Justin Hsu (Madison)
Title: From Couplings to Probabilistic Relational Program Logics
Abstract: Many program properties are relational, comparing the behavior of a program (or even two different programs) on two different inputs. While researchers have developed various techniques for verifying such properties for standard, deterministic programs, relational properties for probabilistic programs have been more challenging. In this talk, I will survey recent developments targeting a range of probabilistic relational properties, with motivations from privacy, cryptography, and machine learning. The key idea is to meld relational program logics with an idea from probability theory, called probabilistic couplings. The logics allow a highly compositional and surprisingly general style of program analysis, supporting clean proofs for a broad array of probabilistic relational properties.
Kavita Ramanan (Brown)
Title: Tales of Random Projections
Abstract: The interplay between geometry and probability in high-dimensional spaces is a subject of active research. Classical theorems in probability theory such as the central limit theorem and Cramer’s theorem can be viewed as providing information about certain scalar projections of high-dimensional product measures.

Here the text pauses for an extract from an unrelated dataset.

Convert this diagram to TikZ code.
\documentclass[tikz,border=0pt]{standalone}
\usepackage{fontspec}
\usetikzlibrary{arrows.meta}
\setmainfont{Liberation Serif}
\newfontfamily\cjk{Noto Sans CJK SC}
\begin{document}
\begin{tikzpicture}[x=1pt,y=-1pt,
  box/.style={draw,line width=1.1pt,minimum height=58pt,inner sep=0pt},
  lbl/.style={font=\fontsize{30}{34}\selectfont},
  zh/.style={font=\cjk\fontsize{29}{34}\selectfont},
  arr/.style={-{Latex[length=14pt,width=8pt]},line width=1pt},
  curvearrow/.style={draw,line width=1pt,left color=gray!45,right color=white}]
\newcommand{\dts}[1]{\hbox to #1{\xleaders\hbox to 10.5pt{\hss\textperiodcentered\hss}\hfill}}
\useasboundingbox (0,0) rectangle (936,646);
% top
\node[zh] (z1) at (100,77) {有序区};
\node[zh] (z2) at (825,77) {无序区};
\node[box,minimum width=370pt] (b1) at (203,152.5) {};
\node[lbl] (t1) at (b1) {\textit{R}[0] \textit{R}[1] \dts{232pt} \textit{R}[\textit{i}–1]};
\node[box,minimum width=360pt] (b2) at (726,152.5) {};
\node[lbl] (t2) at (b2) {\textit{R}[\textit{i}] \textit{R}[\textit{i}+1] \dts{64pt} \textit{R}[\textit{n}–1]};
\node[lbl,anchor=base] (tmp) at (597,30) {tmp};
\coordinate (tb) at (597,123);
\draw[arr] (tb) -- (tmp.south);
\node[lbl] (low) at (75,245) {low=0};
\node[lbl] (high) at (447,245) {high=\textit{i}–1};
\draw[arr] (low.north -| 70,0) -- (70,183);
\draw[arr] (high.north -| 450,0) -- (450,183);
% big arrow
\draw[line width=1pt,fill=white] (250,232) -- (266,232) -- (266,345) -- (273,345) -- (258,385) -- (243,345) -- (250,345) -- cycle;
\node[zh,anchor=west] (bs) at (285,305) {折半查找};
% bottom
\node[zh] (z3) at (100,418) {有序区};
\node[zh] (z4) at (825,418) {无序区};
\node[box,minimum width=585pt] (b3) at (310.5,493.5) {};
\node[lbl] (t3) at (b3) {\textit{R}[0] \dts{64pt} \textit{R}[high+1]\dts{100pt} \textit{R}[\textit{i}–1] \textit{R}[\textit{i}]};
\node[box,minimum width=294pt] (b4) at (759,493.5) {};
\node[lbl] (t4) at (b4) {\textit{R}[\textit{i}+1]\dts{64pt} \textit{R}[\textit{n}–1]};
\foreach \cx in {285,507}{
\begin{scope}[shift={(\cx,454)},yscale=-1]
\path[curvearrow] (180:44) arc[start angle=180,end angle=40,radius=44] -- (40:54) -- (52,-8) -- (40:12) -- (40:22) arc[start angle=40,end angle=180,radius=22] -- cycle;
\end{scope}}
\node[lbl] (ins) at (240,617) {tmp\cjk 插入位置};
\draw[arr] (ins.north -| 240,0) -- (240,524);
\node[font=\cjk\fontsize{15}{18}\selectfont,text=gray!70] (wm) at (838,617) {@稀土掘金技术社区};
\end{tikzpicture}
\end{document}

In this talk we will describe the behavior of random projections of more general (possibly non-product) high-dimensional measures, which are of interest in diverse fields, ranging from asymptotic convex geometry to high-dimensional statistics. Although the study of (typical) projections of high-dimensional measures dates back to Borel, only recently has a theory begun to emerge, which in particular identifies the role of certain geometric assumptions that lead to better behaved projections. A particular question of interest is to identify what properties of the high-dimensional measure are captured by its lower-dimensional projections. While fluctuations of these projections have been studied over the past decade, we describe more recent work on the tail behavior of multidimensional projections, and associated conditional limit theorems.